(Plotting code records)

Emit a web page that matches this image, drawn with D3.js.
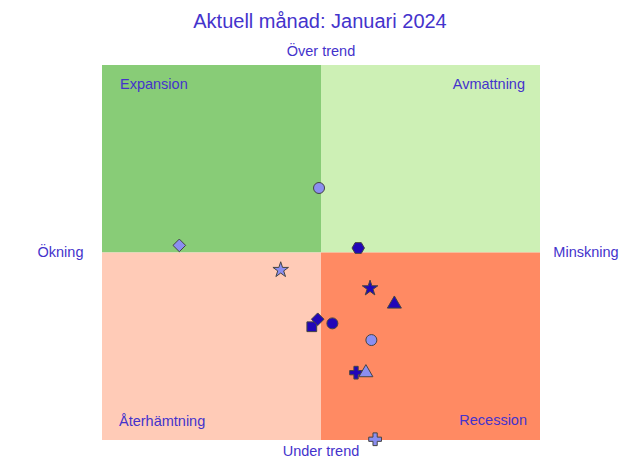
<!DOCTYPE html>
<html><head><meta charset="utf-8">
<script src="https://cdn.jsdelivr.net/npm/d3@7"></script>
<style>html,body{margin:0;padding:0;background:#fff;}svg{display:block;font-family:"Liberation Sans",Arial,sans-serif;}</style>
</head><body>
<svg id="c" width="632" height="459"></svg>
<script>
const title = "Aktuell månad: Januari 2024";
const axisLabels = {top:"Över trend", bottom:"Under trend", left:"Ökning", right:"Minskning"};
const quadrantNames = ["Expansion","Avmattning","Återhämtning","Recession"];
const xValues = [-0.009, 0.170, -0.184, 0.224, 0.335, -0.042, -0.015, 0.052, 0.230, 0.160, 0.205, 0.247, -0.647];
const yValues = [0.344, 0.024, -0.093, -0.191, -0.275, -0.396, -0.356, -0.378, -0.467, -0.641, -0.641, -0.996, 0.038];
const shapes  = ["circle","hexagon","star","star","triangle","square","diamond","circle","circle","cross","triangle","cross","diamond"];
const shades  = ["light","dark","light","dark","dark","dark","dark","dark","light","dark","light","light","light"];

const svg = d3.select("#c");
const textColor = "#4433cc";
const x = d3.scaleLinear().domain([-1,1]).range([102,540]);
const y = d3.scaleLinear().domain([-1,1]).range([440,65]);

const quads = [
  {x0:-1,x1:0,y0:0,y1:1,fill:"#88cc77"},
  {x0:0,x1:1,y0:0,y1:1,fill:"#cdf0b5"},
  {x0:-1,x1:0,y0:-1,y1:0,fill:"#ffcbb7"},
  {x0:0,x1:1,y0:-1,y1:0,fill:"#ff8a63"}
];
svg.selectAll("rect.q").data(quads).join("rect").attr("class","q")
  .attr("x",d=>x(d.x0)).attr("y",d=>y(d.y1))
  .attr("width",d=>x(d.x1)-x(d.x0)).attr("height",d=>y(d.y0)-y(d.y1))
  .attr("fill",d=>d.fill);

svg.append("text").attr("x",320).attr("y",28).attr("text-anchor","middle")
  .attr("font-size",20).attr("fill",textColor).text(title);

const lab = (tx,ty,anchor,t)=>svg.append("text").attr("x",tx).attr("y",ty)
  .attr("text-anchor",anchor).attr("font-size",14.5).attr("fill",textColor).text(t);
lab(x(0),56,"middle",axisLabels.top);
lab(x(0),456,"middle",axisLabels.bottom);
lab(60.5,257,"middle",axisLabels.left);
lab(586,257,"middle",axisLabels.right);
lab(x(-1)+18,89,"start",quadrantNames[0]);
lab(x(1)-15,89,"end",quadrantNames[1]);
lab(x(-1)+17,426,"start",quadrantNames[2]);
lab(x(1)-13,425,"end",quadrantNames[3]);

const hexagon = {draw(ctx,size){const r=Math.sqrt(size/(3*Math.sqrt(3)/2));
  for(let i=0;i<6;i++){const a=Math.PI/3*i;const px=r*Math.cos(a),py=r*Math.sin(a);i?ctx.lineTo(px,py):ctx.moveTo(px,py);}ctx.closePath();}};
const diamond = {draw(ctx,size){const r=Math.sqrt(size/2);
  ctx.moveTo(0,-r);ctx.lineTo(r,0);ctx.lineTo(0,r);ctx.lineTo(-r,0);ctx.closePath();}};
const symType = {circle:d3.symbolCircle, hexagon:hexagon, star:d3.symbolStar, triangle:d3.symbolTriangle,
  square:d3.symbolSquare, diamond:diamond, cross:d3.symbolCross};
const symSize = {circle:95, hexagon:100, star:75, triangle:85, square:95, diamond:80, cross:90};
const fills = {light:"#8b8ef0", dark:"#2106b8"};

const pts = xValues.map((v,i)=>({x:v,y:yValues[i],s:shapes[i],c:shades[i]}));
svg.selectAll("path.m").data(pts).join("path").attr("class","m")
  .attr("transform",d=>`translate(${x(d.x)},${y(d.y)})`)
  .attr("d",d=>d3.symbol().type(symType[d.s]).size(symSize[d.s])())
  .attr("fill",d=>fills[d.c]).attr("stroke","#444").attr("stroke-width",1);
</script>
</body></html>
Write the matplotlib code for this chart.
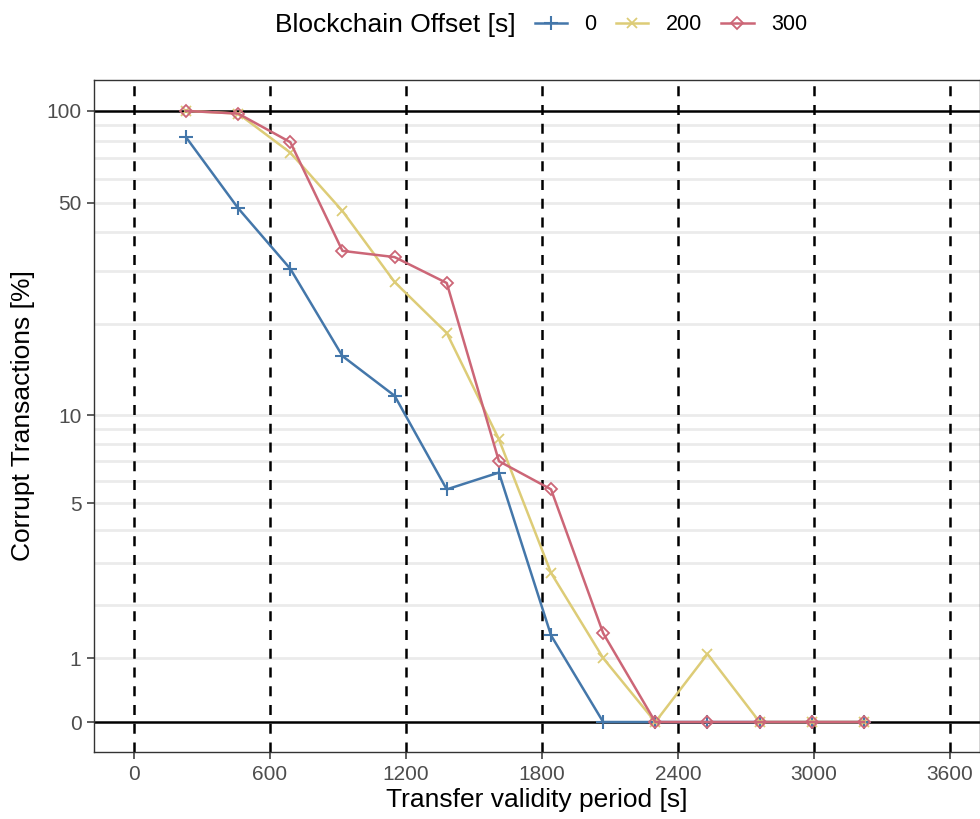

## WHAT IS REQUIRED
For the material, find the number of lines holding the word "this" and give that figure and nothing more.

## THE REPLY
2